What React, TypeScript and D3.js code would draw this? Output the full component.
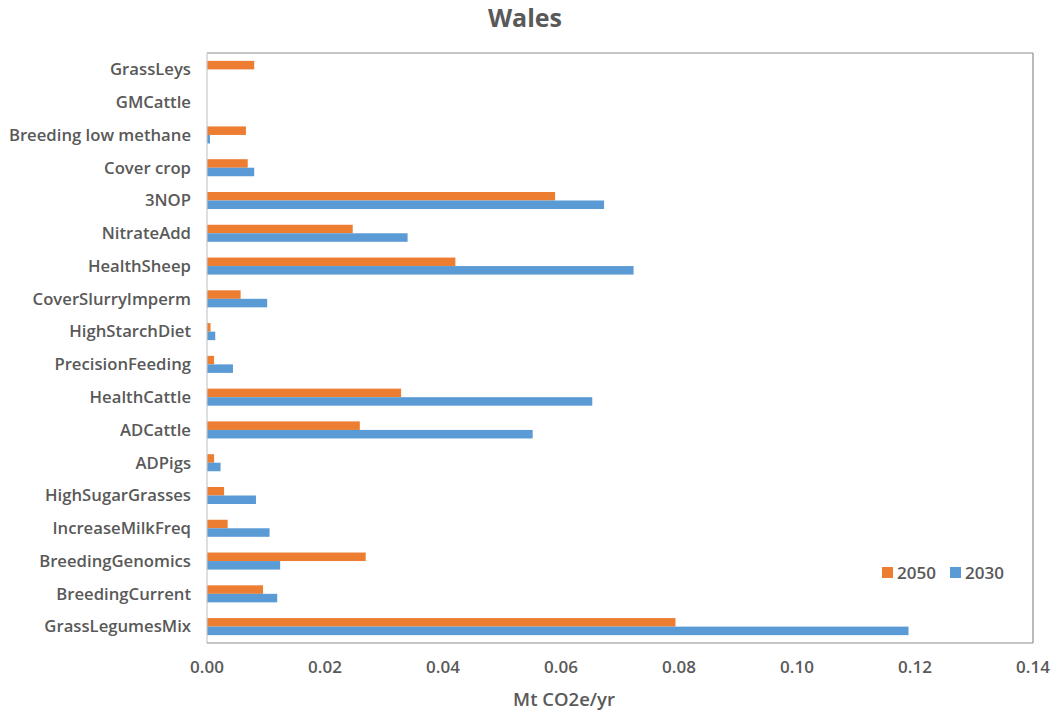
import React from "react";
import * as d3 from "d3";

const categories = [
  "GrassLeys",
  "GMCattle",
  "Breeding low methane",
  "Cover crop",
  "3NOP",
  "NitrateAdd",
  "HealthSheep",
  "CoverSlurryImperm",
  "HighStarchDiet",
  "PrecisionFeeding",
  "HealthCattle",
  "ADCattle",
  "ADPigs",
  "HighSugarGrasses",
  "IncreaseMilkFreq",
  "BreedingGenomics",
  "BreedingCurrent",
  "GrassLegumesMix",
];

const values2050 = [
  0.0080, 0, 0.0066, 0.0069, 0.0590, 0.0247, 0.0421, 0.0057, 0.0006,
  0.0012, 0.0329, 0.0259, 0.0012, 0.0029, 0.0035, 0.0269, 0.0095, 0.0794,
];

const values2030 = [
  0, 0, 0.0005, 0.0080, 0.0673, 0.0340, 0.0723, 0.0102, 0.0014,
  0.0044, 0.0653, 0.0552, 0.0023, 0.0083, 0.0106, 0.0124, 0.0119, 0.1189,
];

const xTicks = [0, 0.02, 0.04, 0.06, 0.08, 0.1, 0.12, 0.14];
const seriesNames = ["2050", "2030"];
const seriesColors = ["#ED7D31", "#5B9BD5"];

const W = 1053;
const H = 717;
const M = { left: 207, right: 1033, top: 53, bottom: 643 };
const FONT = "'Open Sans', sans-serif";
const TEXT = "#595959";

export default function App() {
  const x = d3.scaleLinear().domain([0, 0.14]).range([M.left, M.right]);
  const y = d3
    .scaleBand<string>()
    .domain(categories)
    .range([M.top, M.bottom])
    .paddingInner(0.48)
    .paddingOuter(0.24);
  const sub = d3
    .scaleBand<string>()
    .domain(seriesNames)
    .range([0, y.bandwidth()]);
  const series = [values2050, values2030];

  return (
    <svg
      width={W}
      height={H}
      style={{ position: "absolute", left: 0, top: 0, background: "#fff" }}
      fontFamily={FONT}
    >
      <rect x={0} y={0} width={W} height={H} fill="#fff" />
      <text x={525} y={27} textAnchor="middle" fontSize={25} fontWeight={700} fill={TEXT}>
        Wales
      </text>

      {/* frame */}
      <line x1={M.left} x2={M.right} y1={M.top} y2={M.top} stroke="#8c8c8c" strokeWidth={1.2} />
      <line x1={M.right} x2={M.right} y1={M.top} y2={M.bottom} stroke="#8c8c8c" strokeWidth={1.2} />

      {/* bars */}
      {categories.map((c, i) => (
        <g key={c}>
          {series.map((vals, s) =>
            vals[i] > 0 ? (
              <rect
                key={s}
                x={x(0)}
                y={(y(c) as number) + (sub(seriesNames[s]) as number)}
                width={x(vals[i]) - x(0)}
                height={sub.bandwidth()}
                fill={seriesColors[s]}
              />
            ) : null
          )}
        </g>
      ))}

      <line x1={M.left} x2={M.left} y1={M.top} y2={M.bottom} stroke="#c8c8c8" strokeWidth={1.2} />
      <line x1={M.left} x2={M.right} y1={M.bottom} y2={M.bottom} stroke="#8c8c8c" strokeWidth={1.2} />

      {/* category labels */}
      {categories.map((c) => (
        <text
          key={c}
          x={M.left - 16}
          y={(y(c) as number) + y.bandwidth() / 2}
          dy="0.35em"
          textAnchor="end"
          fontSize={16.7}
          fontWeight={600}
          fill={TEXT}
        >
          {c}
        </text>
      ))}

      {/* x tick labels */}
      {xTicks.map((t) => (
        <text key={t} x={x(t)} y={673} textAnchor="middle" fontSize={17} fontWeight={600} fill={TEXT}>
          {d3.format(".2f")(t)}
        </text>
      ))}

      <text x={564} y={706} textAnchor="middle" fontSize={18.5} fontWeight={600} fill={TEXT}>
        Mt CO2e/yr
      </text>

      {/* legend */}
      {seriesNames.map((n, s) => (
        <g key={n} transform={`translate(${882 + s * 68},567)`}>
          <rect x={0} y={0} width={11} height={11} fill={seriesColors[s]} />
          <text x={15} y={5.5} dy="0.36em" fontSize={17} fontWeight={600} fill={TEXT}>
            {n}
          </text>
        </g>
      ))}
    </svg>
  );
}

━━━

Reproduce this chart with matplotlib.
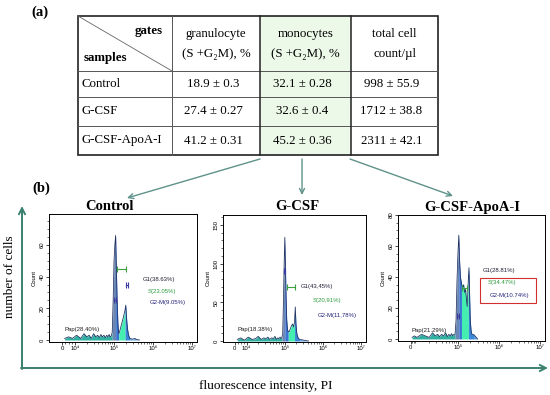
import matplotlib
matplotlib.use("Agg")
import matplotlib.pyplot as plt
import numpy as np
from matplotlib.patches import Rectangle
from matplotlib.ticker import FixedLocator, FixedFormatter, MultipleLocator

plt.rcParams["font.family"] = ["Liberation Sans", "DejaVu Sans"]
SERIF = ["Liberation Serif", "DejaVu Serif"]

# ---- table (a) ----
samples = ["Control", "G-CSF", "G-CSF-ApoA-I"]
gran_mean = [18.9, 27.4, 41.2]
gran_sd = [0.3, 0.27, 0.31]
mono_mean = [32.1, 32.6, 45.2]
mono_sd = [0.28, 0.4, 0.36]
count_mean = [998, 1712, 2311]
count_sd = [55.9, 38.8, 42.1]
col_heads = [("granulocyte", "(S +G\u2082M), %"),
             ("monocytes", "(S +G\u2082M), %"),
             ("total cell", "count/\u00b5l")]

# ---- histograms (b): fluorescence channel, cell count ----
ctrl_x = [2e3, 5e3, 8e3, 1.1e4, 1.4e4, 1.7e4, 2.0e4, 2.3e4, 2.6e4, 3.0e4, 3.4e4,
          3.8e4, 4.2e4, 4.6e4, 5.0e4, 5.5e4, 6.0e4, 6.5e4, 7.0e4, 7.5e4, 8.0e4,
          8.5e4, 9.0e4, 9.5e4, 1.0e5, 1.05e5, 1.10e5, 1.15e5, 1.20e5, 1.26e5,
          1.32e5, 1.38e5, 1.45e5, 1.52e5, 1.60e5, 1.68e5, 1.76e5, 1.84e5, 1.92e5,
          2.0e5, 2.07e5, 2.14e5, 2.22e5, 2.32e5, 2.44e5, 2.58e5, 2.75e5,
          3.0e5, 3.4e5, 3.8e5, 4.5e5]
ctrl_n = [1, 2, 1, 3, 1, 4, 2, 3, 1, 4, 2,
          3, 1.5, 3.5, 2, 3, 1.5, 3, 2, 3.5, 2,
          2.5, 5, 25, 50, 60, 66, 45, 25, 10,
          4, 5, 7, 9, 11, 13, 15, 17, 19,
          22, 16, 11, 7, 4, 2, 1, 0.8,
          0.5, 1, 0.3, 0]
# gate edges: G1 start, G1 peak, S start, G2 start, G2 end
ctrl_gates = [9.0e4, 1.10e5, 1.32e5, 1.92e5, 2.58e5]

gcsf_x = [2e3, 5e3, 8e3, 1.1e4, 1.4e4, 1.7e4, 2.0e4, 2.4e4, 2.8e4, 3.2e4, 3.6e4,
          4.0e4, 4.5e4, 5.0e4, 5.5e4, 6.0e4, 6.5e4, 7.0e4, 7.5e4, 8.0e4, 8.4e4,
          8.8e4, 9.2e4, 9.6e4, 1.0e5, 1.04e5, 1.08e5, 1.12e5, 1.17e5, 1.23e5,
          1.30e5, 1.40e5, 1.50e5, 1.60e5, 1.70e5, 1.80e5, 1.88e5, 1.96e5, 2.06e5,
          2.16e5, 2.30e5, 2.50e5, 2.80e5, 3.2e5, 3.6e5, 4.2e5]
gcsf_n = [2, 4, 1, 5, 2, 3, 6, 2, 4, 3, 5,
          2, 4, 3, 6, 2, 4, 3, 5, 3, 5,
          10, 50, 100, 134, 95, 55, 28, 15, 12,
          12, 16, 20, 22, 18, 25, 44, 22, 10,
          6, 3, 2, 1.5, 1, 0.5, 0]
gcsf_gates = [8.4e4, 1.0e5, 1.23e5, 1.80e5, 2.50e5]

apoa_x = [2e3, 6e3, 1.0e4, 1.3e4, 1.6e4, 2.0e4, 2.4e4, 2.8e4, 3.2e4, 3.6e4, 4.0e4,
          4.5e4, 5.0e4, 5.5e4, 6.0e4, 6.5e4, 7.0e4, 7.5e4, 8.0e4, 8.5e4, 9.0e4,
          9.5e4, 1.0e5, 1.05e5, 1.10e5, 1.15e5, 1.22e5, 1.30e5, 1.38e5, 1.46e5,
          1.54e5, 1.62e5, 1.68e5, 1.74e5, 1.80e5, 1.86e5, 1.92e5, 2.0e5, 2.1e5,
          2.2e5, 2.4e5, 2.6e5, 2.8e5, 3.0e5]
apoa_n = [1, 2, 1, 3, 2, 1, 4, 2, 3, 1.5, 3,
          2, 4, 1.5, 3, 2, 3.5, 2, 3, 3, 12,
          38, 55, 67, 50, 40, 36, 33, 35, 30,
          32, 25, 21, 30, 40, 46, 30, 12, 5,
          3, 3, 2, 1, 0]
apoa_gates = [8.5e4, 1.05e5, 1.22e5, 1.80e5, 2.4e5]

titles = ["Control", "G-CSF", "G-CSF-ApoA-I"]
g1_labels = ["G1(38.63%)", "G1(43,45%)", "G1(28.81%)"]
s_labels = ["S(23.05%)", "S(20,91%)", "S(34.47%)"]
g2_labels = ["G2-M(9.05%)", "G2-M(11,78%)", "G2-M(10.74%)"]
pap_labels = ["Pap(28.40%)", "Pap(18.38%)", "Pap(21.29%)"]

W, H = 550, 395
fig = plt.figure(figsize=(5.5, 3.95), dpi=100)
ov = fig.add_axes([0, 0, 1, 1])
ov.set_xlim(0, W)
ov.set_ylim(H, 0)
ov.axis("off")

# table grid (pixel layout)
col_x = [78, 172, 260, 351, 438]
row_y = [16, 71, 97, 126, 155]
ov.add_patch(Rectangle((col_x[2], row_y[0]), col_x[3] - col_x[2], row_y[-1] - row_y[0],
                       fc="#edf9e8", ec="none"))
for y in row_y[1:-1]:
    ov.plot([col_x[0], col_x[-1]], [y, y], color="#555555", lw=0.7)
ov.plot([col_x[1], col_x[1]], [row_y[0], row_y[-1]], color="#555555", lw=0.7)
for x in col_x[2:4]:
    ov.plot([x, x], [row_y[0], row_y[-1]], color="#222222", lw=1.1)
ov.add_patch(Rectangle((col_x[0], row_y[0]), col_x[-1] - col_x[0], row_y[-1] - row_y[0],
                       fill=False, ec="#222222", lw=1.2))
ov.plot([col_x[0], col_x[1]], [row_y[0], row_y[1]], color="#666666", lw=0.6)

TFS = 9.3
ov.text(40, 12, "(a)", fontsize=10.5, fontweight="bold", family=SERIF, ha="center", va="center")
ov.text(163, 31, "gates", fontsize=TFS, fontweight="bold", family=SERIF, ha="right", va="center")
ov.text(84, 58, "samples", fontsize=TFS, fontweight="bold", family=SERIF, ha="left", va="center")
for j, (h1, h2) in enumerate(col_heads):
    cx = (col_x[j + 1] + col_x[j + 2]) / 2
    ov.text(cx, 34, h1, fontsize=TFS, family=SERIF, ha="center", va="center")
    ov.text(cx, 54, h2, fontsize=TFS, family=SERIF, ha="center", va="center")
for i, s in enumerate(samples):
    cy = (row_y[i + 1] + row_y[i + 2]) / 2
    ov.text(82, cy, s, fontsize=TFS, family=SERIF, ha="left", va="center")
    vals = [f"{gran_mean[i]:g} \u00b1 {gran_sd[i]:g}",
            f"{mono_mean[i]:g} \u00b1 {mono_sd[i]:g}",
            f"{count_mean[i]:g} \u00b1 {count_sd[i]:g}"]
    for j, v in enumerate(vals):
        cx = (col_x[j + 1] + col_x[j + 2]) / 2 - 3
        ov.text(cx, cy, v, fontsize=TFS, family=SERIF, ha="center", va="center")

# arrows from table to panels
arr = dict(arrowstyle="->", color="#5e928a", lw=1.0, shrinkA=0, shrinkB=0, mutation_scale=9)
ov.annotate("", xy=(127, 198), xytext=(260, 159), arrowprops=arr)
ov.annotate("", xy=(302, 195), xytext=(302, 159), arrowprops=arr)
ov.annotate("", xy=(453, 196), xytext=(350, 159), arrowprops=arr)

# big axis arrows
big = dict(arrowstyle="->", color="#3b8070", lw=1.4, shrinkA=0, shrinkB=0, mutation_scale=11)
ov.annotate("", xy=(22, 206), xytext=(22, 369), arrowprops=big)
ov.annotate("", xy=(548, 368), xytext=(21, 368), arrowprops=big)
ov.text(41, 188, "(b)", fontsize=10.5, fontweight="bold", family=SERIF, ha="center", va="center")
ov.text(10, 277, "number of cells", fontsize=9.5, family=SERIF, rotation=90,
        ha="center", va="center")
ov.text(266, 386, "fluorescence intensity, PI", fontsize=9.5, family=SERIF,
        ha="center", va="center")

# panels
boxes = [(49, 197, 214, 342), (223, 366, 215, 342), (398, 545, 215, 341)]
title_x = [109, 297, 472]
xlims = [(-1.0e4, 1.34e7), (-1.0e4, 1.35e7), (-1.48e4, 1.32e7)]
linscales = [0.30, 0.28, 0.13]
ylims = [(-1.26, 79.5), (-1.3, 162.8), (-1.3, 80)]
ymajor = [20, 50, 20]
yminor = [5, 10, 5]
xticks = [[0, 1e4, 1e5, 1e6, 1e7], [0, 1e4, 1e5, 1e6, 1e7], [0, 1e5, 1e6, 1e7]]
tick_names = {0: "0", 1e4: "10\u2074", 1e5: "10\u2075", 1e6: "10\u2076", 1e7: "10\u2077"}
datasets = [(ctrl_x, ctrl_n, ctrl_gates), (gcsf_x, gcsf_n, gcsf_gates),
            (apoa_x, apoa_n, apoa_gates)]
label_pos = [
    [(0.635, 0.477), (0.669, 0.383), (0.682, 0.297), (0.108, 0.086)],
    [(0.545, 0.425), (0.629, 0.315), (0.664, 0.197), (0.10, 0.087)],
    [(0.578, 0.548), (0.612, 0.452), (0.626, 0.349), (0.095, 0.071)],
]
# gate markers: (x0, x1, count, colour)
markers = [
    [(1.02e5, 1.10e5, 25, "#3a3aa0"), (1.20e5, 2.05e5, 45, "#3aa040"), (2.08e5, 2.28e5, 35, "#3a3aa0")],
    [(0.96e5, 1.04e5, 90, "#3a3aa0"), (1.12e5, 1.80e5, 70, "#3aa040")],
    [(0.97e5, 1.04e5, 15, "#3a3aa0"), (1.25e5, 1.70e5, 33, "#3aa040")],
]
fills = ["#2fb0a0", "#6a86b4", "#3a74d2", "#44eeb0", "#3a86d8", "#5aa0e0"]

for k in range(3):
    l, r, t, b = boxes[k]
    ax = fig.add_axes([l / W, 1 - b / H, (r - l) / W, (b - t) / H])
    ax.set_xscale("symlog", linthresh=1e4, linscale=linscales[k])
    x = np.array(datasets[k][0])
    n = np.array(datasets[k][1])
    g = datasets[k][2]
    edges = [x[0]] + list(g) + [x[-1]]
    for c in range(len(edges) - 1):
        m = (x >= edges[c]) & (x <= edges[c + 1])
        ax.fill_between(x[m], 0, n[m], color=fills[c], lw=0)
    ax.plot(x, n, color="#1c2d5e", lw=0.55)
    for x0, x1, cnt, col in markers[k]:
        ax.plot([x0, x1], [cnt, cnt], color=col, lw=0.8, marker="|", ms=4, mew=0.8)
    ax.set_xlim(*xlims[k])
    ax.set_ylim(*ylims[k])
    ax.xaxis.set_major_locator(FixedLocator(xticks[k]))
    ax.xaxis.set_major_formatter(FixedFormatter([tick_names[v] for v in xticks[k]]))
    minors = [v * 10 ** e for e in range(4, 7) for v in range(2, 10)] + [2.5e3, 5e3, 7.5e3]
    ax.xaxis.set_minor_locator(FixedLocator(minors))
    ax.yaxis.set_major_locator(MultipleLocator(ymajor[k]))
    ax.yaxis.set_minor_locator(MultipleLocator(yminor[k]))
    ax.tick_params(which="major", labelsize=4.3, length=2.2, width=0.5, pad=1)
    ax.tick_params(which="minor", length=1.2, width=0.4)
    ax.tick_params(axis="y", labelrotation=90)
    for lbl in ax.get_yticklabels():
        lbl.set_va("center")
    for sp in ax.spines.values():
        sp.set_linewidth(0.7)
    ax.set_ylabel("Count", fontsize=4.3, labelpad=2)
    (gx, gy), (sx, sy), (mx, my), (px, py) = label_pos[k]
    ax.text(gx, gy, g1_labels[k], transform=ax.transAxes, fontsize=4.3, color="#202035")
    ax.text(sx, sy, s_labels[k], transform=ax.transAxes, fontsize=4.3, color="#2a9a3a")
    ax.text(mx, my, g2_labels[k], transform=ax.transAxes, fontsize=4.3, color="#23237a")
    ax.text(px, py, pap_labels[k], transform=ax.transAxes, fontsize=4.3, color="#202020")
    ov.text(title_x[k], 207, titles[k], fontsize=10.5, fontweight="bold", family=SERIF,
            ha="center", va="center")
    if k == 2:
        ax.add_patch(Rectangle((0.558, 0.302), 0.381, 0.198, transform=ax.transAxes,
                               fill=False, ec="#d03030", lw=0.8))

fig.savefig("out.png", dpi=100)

━━━

SHORT EXERCISE: Above are records; repeat only the lines from the line with "What React, TypeScript" through the line with "import * as", and leave pictures out.

COMPLETED TASK:
What React, TypeScript and D3.js code would draw this? Output the full component.
import React from "react";
import * as d3 from "d3";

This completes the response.